→ **SHORT EXERCISE**: Without the images, write out the whole listing exactly.

→ **MATERIAL**:
(begin)

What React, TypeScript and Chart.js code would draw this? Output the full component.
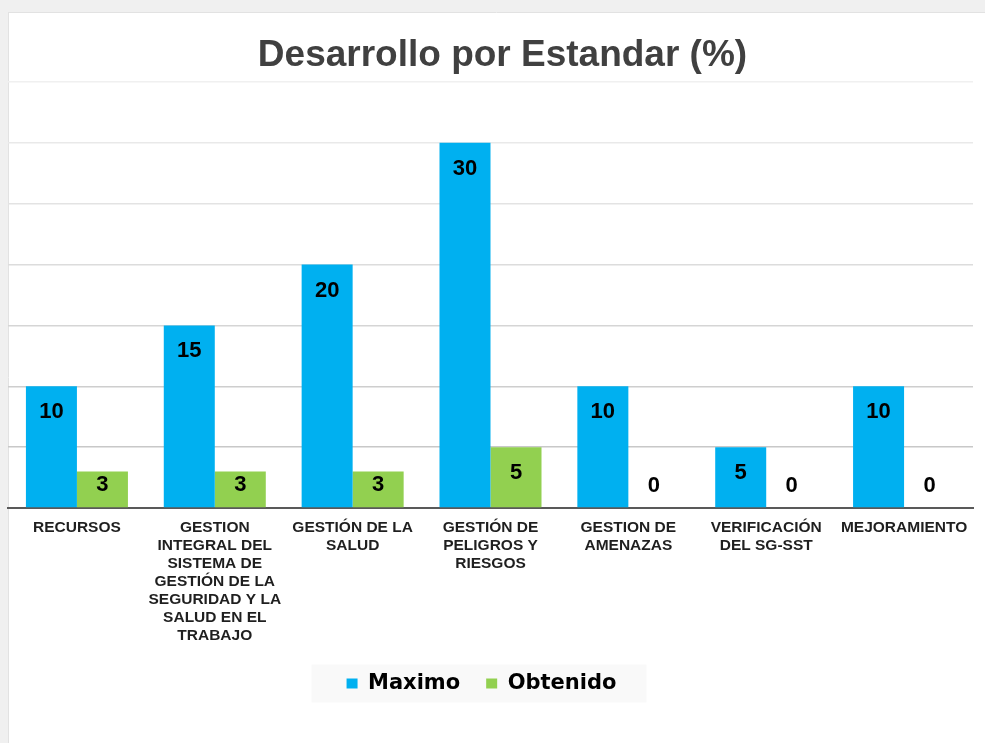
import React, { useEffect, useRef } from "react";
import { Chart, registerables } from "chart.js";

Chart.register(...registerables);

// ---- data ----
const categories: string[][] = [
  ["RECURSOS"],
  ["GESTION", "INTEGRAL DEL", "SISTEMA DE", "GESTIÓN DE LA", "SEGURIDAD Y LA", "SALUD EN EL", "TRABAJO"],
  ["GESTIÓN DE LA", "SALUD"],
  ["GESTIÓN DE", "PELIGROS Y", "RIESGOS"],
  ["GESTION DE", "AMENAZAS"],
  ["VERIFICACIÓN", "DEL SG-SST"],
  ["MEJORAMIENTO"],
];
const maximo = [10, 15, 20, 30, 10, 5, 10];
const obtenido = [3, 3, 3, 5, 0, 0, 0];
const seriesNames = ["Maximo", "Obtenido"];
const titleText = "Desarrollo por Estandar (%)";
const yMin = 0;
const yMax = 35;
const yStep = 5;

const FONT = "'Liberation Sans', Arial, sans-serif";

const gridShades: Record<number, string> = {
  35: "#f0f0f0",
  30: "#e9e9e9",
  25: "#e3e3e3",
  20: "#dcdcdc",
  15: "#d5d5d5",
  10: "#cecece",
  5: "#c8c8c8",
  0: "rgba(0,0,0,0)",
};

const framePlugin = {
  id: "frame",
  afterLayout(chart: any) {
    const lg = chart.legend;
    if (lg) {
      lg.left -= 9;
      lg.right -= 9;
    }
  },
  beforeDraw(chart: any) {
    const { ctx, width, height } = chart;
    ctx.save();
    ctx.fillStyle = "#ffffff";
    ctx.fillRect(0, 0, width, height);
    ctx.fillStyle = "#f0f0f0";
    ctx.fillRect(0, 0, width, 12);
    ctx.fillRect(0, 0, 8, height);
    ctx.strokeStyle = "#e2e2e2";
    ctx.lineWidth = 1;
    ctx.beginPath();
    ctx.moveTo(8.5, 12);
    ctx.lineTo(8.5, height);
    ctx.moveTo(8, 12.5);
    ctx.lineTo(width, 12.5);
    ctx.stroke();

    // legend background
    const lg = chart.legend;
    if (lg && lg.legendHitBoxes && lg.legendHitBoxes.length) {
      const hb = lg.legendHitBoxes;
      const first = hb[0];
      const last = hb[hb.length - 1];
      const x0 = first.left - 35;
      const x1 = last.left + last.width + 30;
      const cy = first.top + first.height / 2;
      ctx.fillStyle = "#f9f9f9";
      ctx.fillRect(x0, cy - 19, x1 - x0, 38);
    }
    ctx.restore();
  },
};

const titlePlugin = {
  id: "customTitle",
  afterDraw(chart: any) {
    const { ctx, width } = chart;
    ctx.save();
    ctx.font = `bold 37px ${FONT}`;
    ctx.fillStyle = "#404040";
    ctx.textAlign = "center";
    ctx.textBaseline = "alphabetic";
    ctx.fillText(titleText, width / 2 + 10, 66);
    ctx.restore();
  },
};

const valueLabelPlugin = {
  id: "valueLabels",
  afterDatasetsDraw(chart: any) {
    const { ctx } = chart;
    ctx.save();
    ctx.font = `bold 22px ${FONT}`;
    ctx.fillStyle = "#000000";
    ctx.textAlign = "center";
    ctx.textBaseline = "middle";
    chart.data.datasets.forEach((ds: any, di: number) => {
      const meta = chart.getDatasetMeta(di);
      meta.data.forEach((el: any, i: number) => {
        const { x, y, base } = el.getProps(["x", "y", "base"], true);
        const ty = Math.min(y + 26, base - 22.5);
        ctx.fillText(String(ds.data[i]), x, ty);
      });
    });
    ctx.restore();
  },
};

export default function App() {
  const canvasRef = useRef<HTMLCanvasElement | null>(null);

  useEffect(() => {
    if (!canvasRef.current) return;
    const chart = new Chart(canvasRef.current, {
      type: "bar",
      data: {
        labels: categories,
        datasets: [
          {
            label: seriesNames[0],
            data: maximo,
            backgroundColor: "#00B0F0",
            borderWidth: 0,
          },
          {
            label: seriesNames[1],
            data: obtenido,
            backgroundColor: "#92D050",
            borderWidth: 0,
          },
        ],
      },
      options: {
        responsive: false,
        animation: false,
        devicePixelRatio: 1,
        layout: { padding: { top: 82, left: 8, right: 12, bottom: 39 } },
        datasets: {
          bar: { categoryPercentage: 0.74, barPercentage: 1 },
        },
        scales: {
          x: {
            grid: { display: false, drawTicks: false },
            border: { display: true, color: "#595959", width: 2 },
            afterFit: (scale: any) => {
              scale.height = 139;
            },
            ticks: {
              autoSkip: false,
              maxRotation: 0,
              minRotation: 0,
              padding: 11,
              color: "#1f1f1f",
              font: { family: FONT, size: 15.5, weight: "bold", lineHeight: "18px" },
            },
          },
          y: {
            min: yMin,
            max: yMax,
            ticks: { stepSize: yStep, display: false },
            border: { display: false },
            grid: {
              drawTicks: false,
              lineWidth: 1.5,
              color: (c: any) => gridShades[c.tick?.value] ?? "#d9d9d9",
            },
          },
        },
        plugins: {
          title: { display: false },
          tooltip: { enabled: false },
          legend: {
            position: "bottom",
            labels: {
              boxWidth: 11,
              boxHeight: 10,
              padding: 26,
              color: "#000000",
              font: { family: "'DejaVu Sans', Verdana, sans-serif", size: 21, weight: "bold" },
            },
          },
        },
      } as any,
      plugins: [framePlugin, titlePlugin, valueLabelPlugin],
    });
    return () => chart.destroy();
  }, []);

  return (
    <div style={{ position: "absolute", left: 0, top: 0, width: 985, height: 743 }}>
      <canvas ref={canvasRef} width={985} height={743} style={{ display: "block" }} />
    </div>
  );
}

(end)

→ **IN RESPONSE**:
What React, TypeScript and Chart.js code would draw this? Output the full component.
import React, { useEffect, useRef } from "react";
import { Chart, registerables } from "chart.js";

Chart.register(...registerables);

// ---- data ----
const categories: string[][] = [
  ["RECURSOS"],
  ["GESTION", "INTEGRAL DEL", "SISTEMA DE", "GESTIÓN DE LA", "SEGURIDAD Y LA", "SALUD EN EL", "TRABAJO"],
  ["GESTIÓN DE LA", "SALUD"],
  ["GESTIÓN DE", "PELIGROS Y", "RIESGOS"],
  ["GESTION DE", "AMENAZAS"],
  ["VERIFICACIÓN", "DEL SG-SST"],
  ["MEJORAMIENTO"],
];
const maximo = [10, 15, 20, 30, 10, 5, 10];
const obtenido = [3, 3, 3, 5, 0, 0, 0];
const seriesNames = ["Maximo", "Obtenido"];
const titleText = "Desarrollo por Estandar (%)";
const yMin = 0;
const yMax = 35;
const yStep = 5;

const FONT = "'Liberation Sans', Arial, sans-serif";

const gridShades: Record<number, string> = {
  35: "#f0f0f0",
  30: "#e9e9e9",
  25: "#e3e3e3",
  20: "#dcdcdc",
  15: "#d5d5d5",
  10: "#cecece",
  5: "#c8c8c8",
  0: "rgba(0,0,0,0)",
};

const framePlugin = {
  id: "frame",
  afterLayout(chart: any) {
    const lg = chart.legend;
    if (lg) {
      lg.left -= 9;
      lg.right -= 9;
    }
  },
  beforeDraw(chart: any) {
    const { ctx, width, height } = chart;
    ctx.save();
    ctx.fillStyle = "#ffffff";
    ctx.fillRect(0, 0, width, height);
    ctx.fillStyle = "#f0f0f0";
    ctx.fillRect(0, 0, width, 12);
    ctx.fillRect(0, 0, 8, height);
    ctx.strokeStyle = "#e2e2e2";
    ctx.lineWidth = 1;
    ctx.beginPath();
    ctx.moveTo(8.5, 12);
    ctx.lineTo(8.5, height);
    ctx.moveTo(8, 12.5);
    ctx.lineTo(width, 12.5);
    ctx.stroke();

    // legend background
    const lg = chart.legend;
    if (lg && lg.legendHitBoxes && lg.legendHitBoxes.length) {
      const hb = lg.legendHitBoxes;
      const first = hb[0];
      const last = hb[hb.length - 1];
      const x0 = first.left - 35;
      const x1 = last.left + last.width + 30;
      const cy = first.top + first.height / 2;
      ctx.fillStyle = "#f9f9f9";
      ctx.fillRect(x0, cy - 19, x1 - x0, 38);
    }
    ctx.restore();
  },
};

const titlePlugin = {
  id: "customTitle",
  afterDraw(chart: any) {
    const { ctx, width } = chart;
    ctx.save();
    ctx.font = `bold 37px ${FONT}`;
    ctx.fillStyle = "#404040";
    ctx.textAlign = "center";
    ctx.textBaseline = "alphabetic";
    ctx.fillText(titleText, width / 2 + 10, 66);
    ctx.restore();
  },
};

const valueLabelPlugin = {
  id: "valueLabels",
  afterDatasetsDraw(chart: any) {
    const { ctx } = chart;
    ctx.save();
    ctx.font = `bold 22px ${FONT}`;
    ctx.fillStyle = "#000000";
    ctx.textAlign = "center";
    ctx.textBaseline = "middle";
    chart.data.datasets.forEach((ds: any, di: number) => {
      const meta = chart.getDatasetMeta(di);
      meta.data.forEach((el: any, i: number) => {
        const { x, y, base } = el.getProps(["x", "y", "base"], true);
        const ty = Math.min(y + 26, base - 22.5);
        ctx.fillText(String(ds.data[i]), x, ty);
      });
    });
    ctx.restore();
  },
};

export default function App() {
  const canvasRef = useRef<HTMLCanvasElement | null>(null);

  useEffect(() => {
    if (!canvasRef.current) return;
    const chart = new Chart(canvasRef.current, {
      type: "bar",
      data: {
        labels: categories,
        datasets: [
          {
            label: seriesNames[0],
            data: maximo,
            backgroundColor: "#00B0F0",
            borderWidth: 0,
          },
          {
            label: seriesNames[1],
            data: obtenido,
            backgroundColor: "#92D050",
            borderWidth: 0,
          },
        ],
      },
      options: {
        responsive: false,
        animation: false,
        devicePixelRatio: 1,
        layout: { padding: { top: 82, left: 8, right: 12, bottom: 39 } },
        datasets: {
          bar: { categoryPercentage: 0.74, barPercentage: 1 },
        },
        scales: {
          x: {
            grid: { display: false, drawTicks: false },
            border: { display: true, color: "#595959", width: 2 },
            afterFit: (scale: any) => {
              scale.height = 139;
            },
            ticks: {
              autoSkip: false,
              maxRotation: 0,
              minRotation: 0,
              padding: 11,
              color: "#1f1f1f",
              font: { family: FONT, size: 15.5, weight: "bold", lineHeight: "18px" },
            },
          },
          y: {
            min: yMin,
            max: yMax,
            ticks: { stepSize: yStep, display: false },
            border: { display: false },
            grid: {
              drawTicks: false,
              lineWidth: 1.5,
              color: (c: any) => gridShades[c.tick?.value] ?? "#d9d9d9",
            },
          },
        },
        plugins: {
          title: { display: false },
          tooltip: { enabled: false },
          legend: {
            position: "bottom",
            labels: {
              boxWidth: 11,
              boxHeight: 10,
              padding: 26,
              color: "#000000",
              font: { family: "'DejaVu Sans', Verdana, sans-serif", size: 21, weight: "bold" },
            },
          },
        },
      } as any,
      plugins: [framePlugin, titlePlugin, valueLabelPlugin],
    });
    return () => chart.destroy();
  }, []);

  return (
    <div style={{ position: "absolute", left: 0, top: 0, width: 985, height: 743 }}>
      <canvas ref={canvasRef} width={985} height={743} style={{ display: "block" }} />
    </div>
  );
}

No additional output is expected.